In today’s Budget and Spending Review, Rishi Sunak has announced funding to build affordable homes, improve skills and wages, and level up transport.

An investment of £11.5bn is expected to help build up to 180,000 affordable homes, with 65% of funding for homes outside London.

The Budget and Spending Review will also build on the government’s Plan for Jobs, allocating over £6bn of funding for the Department for Work and Pensions (DWP) over the next three years to help people earn more and gain skills.

Skills funding will increase by a total of £3.8bn over the parliament compared to 2019-20, quadrupling the number of places on Skills Bootcamps, expanding the offer of free Level 3 qualifications and launching the new Multiply scheme to improve numeracy skills across the UK for adults.

The government also confirmed the previously announced increase to the national Living Wage to £9.50 from April 2022, cutting the Universal Credit taper rate from 63p to 55p and increasing Universal Credit work allowances by £500 a year.

The Chancellor announced new measures to help high streets recover from the pandemic, with new temporary business rates relief for eligible retail, hospitality, and leisure properties in England and freezing of the business rates multiplier for a further year, meaning a tax cut worth £4.6bn over five years.

To deliver on levelling up commitments, the government announced £5.7bn for London-style transport settlements in English city regions over five years including Greater Manchester, Liverpool City Region and the West Midlands.

The Spending Review also confirmed £2.6 billion between 2020-2025 for a long-term pipeline of over 50 local roads upgrades, over £5 billion for local roads maintenance; and funding for buses, cycling and walking totalling more than £5 billion in England over the Parliament.

The allocation of the first round of the UK Levelling Up Fund was also announced, seeing £1.7bn of local investment, alongside the launch of the over £2.6bn Shared Prosperity Fund which focuses on funding programmes to help people into jobs and improve their lives.

On top of this, the first 21 projects will receive funding from the £150 million Community Ownership Fund, helping communities across the UK protect and take ownership of local community assets.

Chancellor Rishi Sunak said: ‘Today’s Budget does not draw a line under Covid – we have challenging months ahead – and let me encourage everyone eligible to get their booster jabs as soon as possible.
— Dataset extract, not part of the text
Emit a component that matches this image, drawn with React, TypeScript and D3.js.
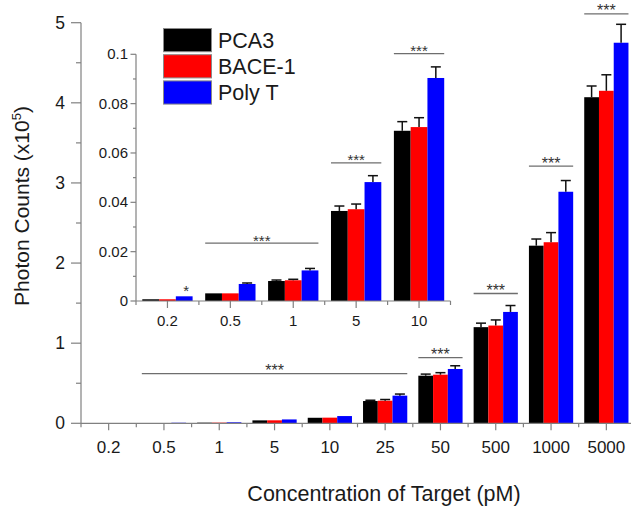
import React from 'react';
import * as d3 from 'd3';

const categories = ['0.2', '0.5', '1', '5', '10', '25', '50', '500', '1000', '5000'];
const seriesNames = ['PCA3', 'BACE-1', 'Poly T'];
const seriesColors = ['#000000', '#ff0000', '#0000ff'];
const pca3 = [0.0007, 0.0031, 0.0081, 0.0365, 0.069, 0.278, 0.594, 1.2, 2.217, 4.07];
const bace1 = [0.0007, 0.0031, 0.0084, 0.0372, 0.0705, 0.282, 0.607, 1.22, 2.26, 4.15];
const polyT = [0.0019, 0.0069, 0.0124, 0.0482, 0.0904, 0.345, 0.678, 1.39, 2.89, 4.75];
const pca3Err = [0.0001, 0.0002, 0.0004, 0.002, 0.0037, 0.01, 0.02, 0.05, 0.083, 0.14];
const bace1Err = [0.0001, 0.0002, 0.0004, 0.0021, 0.0038, 0.015, 0.025, 0.07, 0.12, 0.2];
const polyTErr = [0.0002, 0.0004, 0.0008, 0.0026, 0.0045, 0.02, 0.04, 0.08, 0.14, 0.23];
const yTicks = [0, 1, 2, 3, 4, 5];
const yMinorTicks = [0.5, 1.5, 2.5, 3.5, 4.5];
const insetCategories = ['0.2', '0.5', '1', '5', '10'];
const insetYTicks = [0, 0.02, 0.04, 0.06, 0.08, 0.1];
const insetYTickLabels = ['0', '0.02', '0.04', '0.06', '0.08', '0.1'];
const insetYMinorTicks = [0.01, 0.03, 0.05, 0.07, 0.09];

const mainSigFrom = ['0.5', '50', '500', '1000', '5000'];
const mainSigTo = ['25', '50', '500', '1000', '5000'];
const mainSigY = [0.62, 0.82, 1.62, 3.21, 5.11];
const insetSigFrom = ['0.5', '5', '10'];
const insetSigTo = ['1', '5', '10'];
const insetSigY = [0.0235, 0.056, 0.1003];
const insetStarCat = '0.2';
const insetStarY = 0.0031;

const values = [pca3, bace1, polyT];
const errors = [pca3Err, bace1Err, polyTErr];

const FONT = "Arial, 'Liberation Sans', Helvetica, sans-serif";
const AXIS = '#808080';
const TXT = '#1a1a1a';

function Bars({ x, sub, y, cats }: any) {
  const out: any[] = [];
  cats.forEach((c: string) => {
    const ci = categories.indexOf(c);
    seriesNames.forEach((s, si) => {
      const v = values[si][ci];
      const e = errors[si][ci];
      const bx = (x(c) as number) + (sub(s) as number);
      const bw = sub.bandwidth();
      const top = y(v);
      const base = y(0);
      out.push(
        <rect key={`b-${c}-${s}`} x={bx} y={top} width={bw} height={Math.max(0, base - top)} fill={seriesColors[si]} />
      );
      const cx = bx + bw / 2;
      const et = y(v + e);
      if (top - et > 0.6) {
        out.push(
          <g key={`e-${c}-${s}`} stroke="#111" strokeWidth={1.5}>
            <line x1={cx} x2={cx} y1={top} y2={et} />
            <line x1={cx - 5} x2={cx + 5} y1={et} y2={et} />
          </g>
        );
      }
    });
  });
  return <g>{out}</g>;
}

function SigLines({ x, y, from, to, ys, fontSize }: any) {
  return (
    <g>
      {from.map((f: string, i: number) => {
        const x1 = (x(f) as number) + x.bandwidth() * 0.1;
        const x2 = (x(to[i]) as number) + x.bandwidth() * 0.9;
        const yy = y(ys[i]);
        return (
          <g key={i}>
            <line x1={x1} x2={x2} y1={yy} y2={yy} stroke="#6e6e6e" strokeWidth={1.3} />
            <text x={(x1 + x2) / 2} y={yy + 2.5} textAnchor="middle" fontSize={fontSize} fill="#333" fontFamily={FONT}>
              ***
            </text>
          </g>
        );
      })}
    </g>
  );
}

export default function App() {
  const W = 631;
  const H = 506;

  const x = d3.scaleBand<string>().domain(categories).range([81, 81 + 55.3 * 10]).paddingInner(0).paddingOuter(0);
  const sub = d3.scaleBand<string>().domain(seriesNames).range([x.bandwidth() * 0.1, x.bandwidth() * 0.9]).padding(0);
  const y = d3.scaleLinear().domain([0, 5]).range([423.3, 22.7]);

  const xi = d3.scaleBand<string>().domain(insetCategories).range([136, 136 + 62.9 * 5]).paddingInner(0).paddingOuter(0);
  const subi = d3.scaleBand<string>().domain(seriesNames).range([xi.bandwidth() * 0.1, xi.bandwidth() * 0.9]).padding(0);
  const yi = d3.scaleLinear().domain([0, 0.1]).range([301, 54.3]);

  const y0 = y(0);
  const yi0 = yi(0);

  return (
    <svg width={W} height={H} style={{ position: 'absolute', left: 0, top: 0, background: '#fff' }} fontFamily={FONT}>
      <rect x={0} y={0} width={W} height={H} fill="#fff" />

      <Bars x={x} sub={sub} y={y} cats={categories} />

      <g stroke={AXIS} strokeWidth={1.2}>
        <line x1={81} x2={81} y1={y(5)} y2={y0} />
        <line x1={81} x2={W} y1={y0} y2={y0} />
        {yTicks.map((t) => (
          <line key={`yt${t}`} x1={71} x2={81} y1={y(t)} y2={y(t)} />
        ))}
        {yMinorTicks.map((t) => (
          <line key={`ym${t}`} x1={76} x2={81} y1={y(t)} y2={y(t)} />
        ))}
        {categories.map((c) => (
          <line key={`xt${c}`} x1={(x(c) as number) + x.bandwidth() / 2} x2={(x(c) as number) + x.bandwidth() / 2} y1={y0} y2={y0 + 7} />
        ))}
        {categories.map((c) => (
          <line key={`xm${c}`} x1={x(c) as number} x2={x(c) as number} y1={y0} y2={y0 + 4} />
        ))}
      </g>
      {yTicks.map((t) => (
        <text key={`yl${t}`} x={65} y={y(t) + 6} textAnchor="end" fontSize={17.5} fill={TXT}>
          {t}
        </text>
      ))}
      {categories.map((c) => (
        <text key={`xl${c}`} x={(x(c) as number) + x.bandwidth() / 2} y={453} textAnchor="middle" fontSize={17} fill={TXT}>
          {c}
        </text>
      ))}

      <SigLines x={x} y={y} from={mainSigFrom} to={mainSigTo} ys={mainSigY} fontSize={16} />

      <text x={384} y={501} textAnchor="middle" fontSize={21.5} fill={TXT}>
        Concentration of Target (pM)
      </text>
      <text transform="translate(29,206) rotate(-90)" textAnchor="middle" fontSize={21} fill={TXT}>
        Photon Counts (x10
        <tspan fontSize={13} dy={-8}>5</tspan>
        <tspan dy={8}>)</tspan>
      </text>

      <Bars x={xi} sub={subi} y={yi} cats={insetCategories} />
      <g stroke={AXIS} strokeWidth={1.2}>
        <line x1={136} x2={136} y1={yi(0.1)} y2={yi0} />
        <line x1={136} x2={136 + 62.9 * 5} y1={yi0} y2={yi0} />
        {insetYTicks.map((t) => (
          <line key={`iyt${t}`} x1={130.5} x2={136} y1={yi(t)} y2={yi(t)} />
        ))}
        {insetYMinorTicks.map((t) => (
          <line key={`iym${t}`} x1={133} x2={136} y1={yi(t)} y2={yi(t)} />
        ))}
        {insetCategories.map((c) => (
          <line key={`ixt${c}`} x1={(xi(c) as number) + xi.bandwidth() / 2} x2={(xi(c) as number) + xi.bandwidth() / 2} y1={yi0} y2={yi0 + 7} />
        ))}
        {insetCategories.map((c) => (
          <line key={`ixm${c}`} x1={xi(c) as number} x2={xi(c) as number} y1={yi0} y2={yi0 + 4} />
        ))}
        <line x1={136 + 62.9 * 5} x2={136 + 62.9 * 5} y1={yi0} y2={yi0 + 4} />
      </g>
      {insetYTicks.map((t, i) => (
        <text key={`iyl${t}`} x={128} y={yi(t) + 5} textAnchor="end" fontSize={15} fill={TXT}>
          {insetYTickLabels[i]}
        </text>
      ))}
      {insetCategories.map((c) => (
        <text key={`ixl${c}`} x={(xi(c) as number) + xi.bandwidth() / 2} y={326} textAnchor="middle" fontSize={15} fill={TXT}>
          {c}
        </text>
      ))}
      <SigLines x={xi} y={yi} from={insetSigFrom} to={insetSigTo} ys={insetSigY} fontSize={15} />
      <text
        x={(xi(insetStarCat) as number) + (subi('Poly T') as number) + subi.bandwidth() / 2 + 2}
        y={yi(insetStarY) + 2.5}
        textAnchor="middle"
        fontSize={15}
        fill="#333"
      >
        *
      </text>

      {seriesNames.map((s, i) => (
        <g key={`lg${s}`}>
          <rect x={163.5} y={28.5 + i * 26.2} width={48} height={23.2} fill={seriesColors[i]} stroke="#8a8a8a" strokeWidth={1} />
          <text x={218} y={28.5 + i * 26.2 + 11.6 + 7.5} fontSize={21.5} fill={TXT}>
            {s}
          </text>
        </g>
      ))}
    </svg>
  );
}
But today’s Budget does begin the work of preparing for a new economy post Covid – the Prime Minister’s economy of higher wages, higher skills, and rising productivity, of strong public services, vibrant communities and safer streets. An economy fit for a new age of optimism, where the only limit to our potential is the effort we are prepared to put in and the sacrifices we are prepared to make. That is the stronger economy of the future, and this Budget is the foundation.’